Because as I noted at the start of this column, that problem is on us.
Yes, some of us bear less blame than others. Some of us have begged others to stop this madness, to care more, to elect people who care more, to do the bare minimum. But let’s be real, for most of us – the Beth Shelburnes of the world excluded – we all could have done more and should do more.
Because this is disgusting.
What happened in Walker County (allegedly) wasn’t an anomaly. Oh, sure, some of the details were unique, but the cruelty was not. The indifference to human suffering was a tune that’s been playing here for years now.
Let’s get real – the majority of this blame lands at the feet of Gov. Kay Ivey, Attorney General Steve Marshall, the representatives and senators in our legislature, former governors, former lawmakers, former AGs, officials that have led the Alabama Department of Corrections and the administrators at jails and prisons all over the state.
Because an environment that would lead officers of the law to freeze a man to death, to beat men to death, to turn a blind eye to sickening acts of violence, to participate in drug trafficking – that sort of environment — which is very much the environment in most Alabama jails and prisons — is fostered at the top. It is allowed to grow and fester by executive indifference.
Let me ask you this: Have you heard Kay Ivey or Steve Marshall criticize the acts contained in the Department of Justice investigative report that detailed horrible abuses in Alabama’s prisons? Have they held press conferences to announce initiatives to stop the violence within our prisons?

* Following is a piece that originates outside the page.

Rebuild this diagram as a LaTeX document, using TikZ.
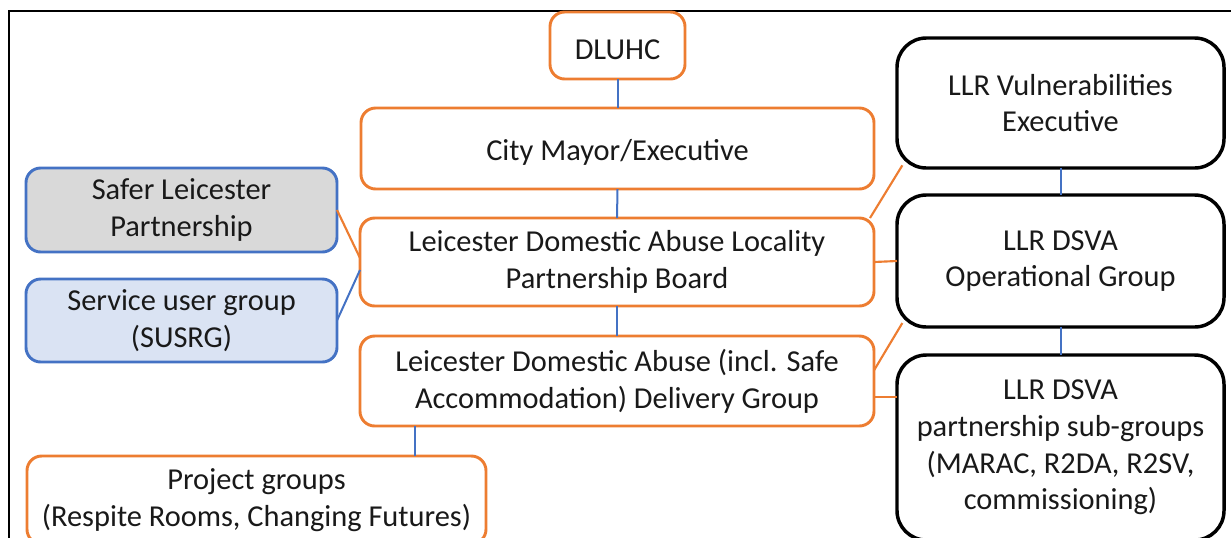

Hell, Steve Marshall is releasing two or three press releases every day – sent out one Wednesday that contained an op-ed from him criticizing the state’s early release program. Yet, with all of that abuse detailed by the DOJ report, do you recall a single instance of Marshall – or any other Alabama AG, for that matter – drawing attention to horrid conditions of our prisons or the unspeakable violence endured by Alabama prisoners? Even once?
Of course not. Which is why this issue falls back on us. Because leadership reflects voters’ wishes.
Apparently, what we wish for is a corrections system that’s cruel, violent and indifferent. That’s exactly what we’re getting.
But here’s the thing: don’t think that simply because you played no active role in Mitchell’s death or the everyday violence of an Alabama prison that you bear no responsibility, that your hands are blood-free.
Indifference to the suffering and violence is condoning it. And that’s just as awful.